>> begin INFORMATION PROVIDED

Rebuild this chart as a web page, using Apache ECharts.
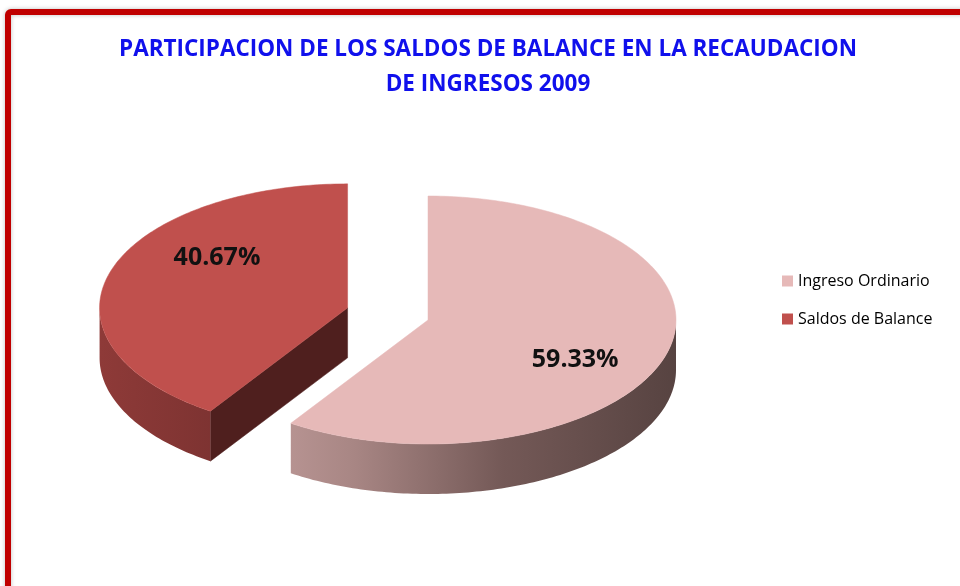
<!DOCTYPE html>
<html>
<head>
<meta charset="utf-8">
<title>Saldos de Balance 2009</title>
<script src="https://cdn.jsdelivr.net/npm/echarts@6/dist/echarts.min.js"></script>
<style>
  html, body { margin: 0; padding: 0; background: #fff; }
  #grafico { width: 960px; height: 586px; }
</style>
</head>
<body>
<div id="grafico"></div>
<script>
// datos
var categorias = ['Ingreso Ordinario', 'Saldos de Balance'];
var valores = [59.33, 40.67];
var colores = ['#E6B9B8', '#C0504D'];
var titulo = ['PARTICIPACION DE LOS SALDOS DE BALANCE EN LA RECAUDACION', 'DE INGRESOS 2009'];

var total = valores.reduce(function (a, b) { return a + b; }, 0);

// pastel 3d: elipse + altura
var cx = 428, cy = 320, rx = 248, ry = 124, alto = 50;
var separado = [0, 84];      // el segundo sector va separado
var inicio = 90;             // empieza a las 12, sentido horario

// colores de los lados
var lados = [
  [[0, '#CFA9A8'], [0.35, '#A88684'], [0.65, '#745957'], [1, '#574341']],
  [[0, '#8E3A38'], [0.5, '#6A2B2A'], [1, '#4F1F1E']]
];
var cortes = ['#6B5250', '#4F1F1E'];

function rad(a) { return a * Math.PI / 180; }

function angulos(i) {
  var acum = 0;
  for (var j = 0; j < i; j++) acum += valores[j];
  var a1 = inicio - acum / total * 360;
  var a0 = a1 - valores[i] / total * 360;
  return [a0, a1];
}

function centro(i) {
  var a = angulos(i), m = rad((a[0] + a[1]) / 2);
  return [cx + separado[i] * Math.cos(m), cy - separado[i] * Math.sin(m) * ry / rx];
}

function punto(o, ang, dz) {
  return [o[0] + rx * Math.cos(rad(ang)), o[1] - ry * Math.sin(rad(ang)) + dz];
}

function arco(o, a0, a1, dz) {
  var pts = [], n = Math.max(2, Math.ceil(Math.abs(a1 - a0)));
  for (var k = 0; k <= n; k++) pts.push(punto(o, a0 + (a1 - a0) * k / n, dz));
  return pts;
}

function dibujarSector(i, params, api) {
  var a = angulos(i), a0 = a[0], a1 = a[1];
  var o = centro(i);
  var hijos = [];

  // caras del corte (solo las que miran al frente)
  [[a0, a0 - 90], [a1, a1 + 90]].forEach(function (c) {
    var s = Math.sin(rad(c[1]));
    if (s < -0.01) {
      var p = punto(o, c[0], 0);
      hijos.push({
        type: 'polygon',
        shape: { points: [[o[0], o[1]], p, [p[0], p[1] + alto], [o[0], o[1] + alto]] },
        style: { fill: cortes[i], stroke: cortes[i], lineWidth: 0.5 }
      });
    }
  });

  // lado exterior, parte frontal
  var grad = new echarts.graphic.LinearGradient(o[0] - rx, 0, o[0] + rx, 0,
    lados[i].map(function (s) { return { offset: s[0], color: s[1] }; }), true);
  for (var k = -2; k <= 2; k++) {
    var lo = Math.max(a0, -180 + 360 * k), hi = Math.min(a1, 360 * k);
    if (hi > lo) {
      var arriba = arco(o, lo, hi, 0);
      var abajo = arco(o, hi, lo, alto);
      hijos.push({
        type: 'polygon',
        shape: { points: arriba.concat(abajo) },
        style: { fill: grad }
      });
    }
  }

  // cara superior
  hijos.push({
    type: 'polygon',
    shape: { points: [[o[0], o[1]]].concat(arco(o, a0, a1, 0)) },
    style: { fill: colores[i], stroke: colores[i], lineWidth: 0.5 }
  });

  // etiqueta
  var m = (a0 + a1) / 2;
  var f = i === 0 ? 0.62 : 0.55;
  hijos.push({
    type: 'text',
    x: o[0] + f * rx * Math.cos(rad(m)),
    y: o[1] - f * ry * Math.sin(rad(m)) + (i === 0 ? 18 : -30),
    style: {
      text: (api.value(0) / total * 100).toFixed(2) + '%',
      fill: '#111',
      fontSize: 25,
      fontWeight: 'bold',
      fontFamily: '"Open Sans", sans-serif',
      align: 'center',
      verticalAlign: 'middle'
    }
  });

  return { type: 'group', children: hijos };
}

var series = categorias.map(function (nombre, i) {
  var a = angulos(i);
  return {
    type: 'custom',
    name: nombre,
    coordinateSystem: 'none',
    silent: true,
    z: 2 - Math.sin(rad((a[0] + a[1]) / 2)),
    itemStyle: { color: colores[i] },
    data: [[valores[i]]],
    renderItem: function (params, api) { return dibujarSector(i, params, api); }
  };
});

var grafico = echarts.init(document.getElementById('grafico'));
grafico.setOption({
  animation: false,
  backgroundColor: '#fff',
  legend: {
    data: categorias,
    orient: 'vertical',
    left: 777,
    top: 268,
    icon: 'rect',
    itemWidth: 11,
    itemHeight: 11,
    itemGap: 22,
    textStyle: { color: '#000', fontSize: 16, fontFamily: '"Open Sans", sans-serif' }
  },
  graphic: [
    {
      type: 'rect',
      shape: { x: 8, y: 12, width: 1000, height: 700, r: 3 },
      style: { fill: 'none', stroke: '#C00000', lineWidth: 6, shadowBlur: 4, shadowColor: 'rgba(0,0,0,0.25)' },
      silent: true
    },
    {
      type: 'text',
      x: 488, y: 50,
      style: {
        text: titulo[0], fill: '#1010EC', fontSize: 22.5, fontWeight: 'bold',
        fontFamily: '"Open Sans", sans-serif', align: 'center', verticalAlign: 'middle'
      }
    },
    {
      type: 'text',
      x: 488, y: 85,
      style: {
        text: titulo[1], fill: '#1010EC', fontSize: 22.5, fontWeight: 'bold',
        fontFamily: '"Open Sans", sans-serif', align: 'center', verticalAlign: 'middle'
      }
    }
  ],
  series: series
});
</script>
</body>
</html>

>> end INFORMATION PROVIDED

■ TASK STATEMENT ■
Repeat the material above in full and exactly, apart from the pictures.

■ WRITTEN SOLUTION ■
Rebuild this chart as a web page, using Apache ECharts.
<!DOCTYPE html>
<html>
<head>
<meta charset="utf-8">
<title>Saldos de Balance 2009</title>
<script src="https://cdn.jsdelivr.net/npm/echarts@6/dist/echarts.min.js"></script>
<style>
  html, body { margin: 0; padding: 0; background: #fff; }
  #grafico { width: 960px; height: 586px; }
</style>
</head>
<body>
<div id="grafico"></div>
<script>
// datos
var categorias = ['Ingreso Ordinario', 'Saldos de Balance'];
var valores = [59.33, 40.67];
var colores = ['#E6B9B8', '#C0504D'];
var titulo = ['PARTICIPACION DE LOS SALDOS DE BALANCE EN LA RECAUDACION', 'DE INGRESOS 2009'];

var total = valores.reduce(function (a, b) { return a + b; }, 0);

// pastel 3d: elipse + altura
var cx = 428, cy = 320, rx = 248, ry = 124, alto = 50;
var separado = [0, 84];      // el segundo sector va separado
var inicio = 90;             // empieza a las 12, sentido horario

// colores de los lados
var lados = [
  [[0, '#CFA9A8'], [0.35, '#A88684'], [0.65, '#745957'], [1, '#574341']],
  [[0, '#8E3A38'], [0.5, '#6A2B2A'], [1, '#4F1F1E']]
];
var cortes = ['#6B5250', '#4F1F1E'];

function rad(a) { return a * Math.PI / 180; }

function angulos(i) {
  var acum = 0;
  for (var j = 0; j < i; j++) acum += valores[j];
  var a1 = inicio - acum / total * 360;
  var a0 = a1 - valores[i] / total * 360;
  return [a0, a1];
}

function centro(i) {
  var a = angulos(i), m = rad((a[0] + a[1]) / 2);
  return [cx + separado[i] * Math.cos(m), cy - separado[i] * Math.sin(m) * ry / rx];
}

function punto(o, ang, dz) {
  return [o[0] + rx * Math.cos(rad(ang)), o[1] - ry * Math.sin(rad(ang)) + dz];
}

function arco(o, a0, a1, dz) {
  var pts = [], n = Math.max(2, Math.ceil(Math.abs(a1 - a0)));
  for (var k = 0; k <= n; k++) pts.push(punto(o, a0 + (a1 - a0) * k / n, dz));
  return pts;
}

function dibujarSector(i, params, api) {
  var a = angulos(i), a0 = a[0], a1 = a[1];
  var o = centro(i);
  var hijos = [];

  // caras del corte (solo las que miran al frente)
  [[a0, a0 - 90], [a1, a1 + 90]].forEach(function (c) {
    var s = Math.sin(rad(c[1]));
    if (s < -0.01) {
      var p = punto(o, c[0], 0);
      hijos.push({
        type: 'polygon',
        shape: { points: [[o[0], o[1]], p, [p[0], p[1] + alto], [o[0], o[1] + alto]] },
        style: { fill: cortes[i], stroke: cortes[i], lineWidth: 0.5 }
      });
    }
  });

  // lado exterior, parte frontal
  var grad = new echarts.graphic.LinearGradient(o[0] - rx, 0, o[0] + rx, 0,
    lados[i].map(function (s) { return { offset: s[0], color: s[1] }; }), true);
  for (var k = -2; k <= 2; k++) {
    var lo = Math.max(a0, -180 + 360 * k), hi = Math.min(a1, 360 * k);
    if (hi > lo) {
      var arriba = arco(o, lo, hi, 0);
      var abajo = arco(o, hi, lo, alto);
      hijos.push({
        type: 'polygon',
        shape: { points: arriba.concat(abajo) },
        style: { fill: grad }
      });
    }
  }

  // cara superior
  hijos.push({
    type: 'polygon',
    shape: { points: [[o[0], o[1]]].concat(arco(o, a0, a1, 0)) },
    style: { fill: colores[i], stroke: colores[i], lineWidth: 0.5 }
  });

  // etiqueta
  var m = (a0 + a1) / 2;
  var f = i === 0 ? 0.62 : 0.55;
  hijos.push({
    type: 'text',
    x: o[0] + f * rx * Math.cos(rad(m)),
    y: o[1] - f * ry * Math.sin(rad(m)) + (i === 0 ? 18 : -30),
    style: {
      text: (api.value(0) / total * 100).toFixed(2) + '%',
      fill: '#111',
      fontSize: 25,
      fontWeight: 'bold',
      fontFamily: '"Open Sans", sans-serif',
      align: 'center',
      verticalAlign: 'middle'
    }
  });

  return { type: 'group', children: hijos };
}

var series = categorias.map(function (nombre, i) {
  var a = angulos(i);
  return {
    type: 'custom',
    name: nombre,
    coordinateSystem: 'none',
    silent: true,
    z: 2 - Math.sin(rad((a[0] + a[1]) / 2)),
    itemStyle: { color: colores[i] },
    data: [[valores[i]]],
    renderItem: function (params, api) { return dibujarSector(i, params, api); }
  };
});

var grafico = echarts.init(document.getElementById('grafico'));
grafico.setOption({
  animation: false,
  backgroundColor: '#fff',
  legend: {
    data: categorias,
    orient: 'vertical',
    left: 777,
    top: 268,
    icon: 'rect',
    itemWidth: 11,
    itemHeight: 11,
    itemGap: 22,
    textStyle: { color: '#000', fontSize: 16, fontFamily: '"Open Sans", sans-serif' }
  },
  graphic: [
    {
      type: 'rect',
      shape: { x: 8, y: 12, width: 1000, height: 700, r: 3 },
      style: { fill: 'none', stroke: '#C00000', lineWidth: 6, shadowBlur: 4, shadowColor: 'rgba(0,0,0,0.25)' },
      silent: true
    },
    {
      type: 'text',
      x: 488, y: 50,
      style: {
        text: titulo[0], fill: '#1010EC', fontSize: 22.5, fontWeight: 'bold',
        fontFamily: '"Open Sans", sans-serif', align: 'center', verticalAlign: 'middle'
      }
    },
    {
      type: 'text',
      x: 488, y: 85,
      style: {
        text: titulo[1], fill: '#1010EC', fontSize: 22.5, fontWeight: 'bold',
        fontFamily: '"Open Sans", sans-serif', align: 'center', verticalAlign: 'middle'
      }
    }
  ],
  series: series
});
</script>
</body>
</html>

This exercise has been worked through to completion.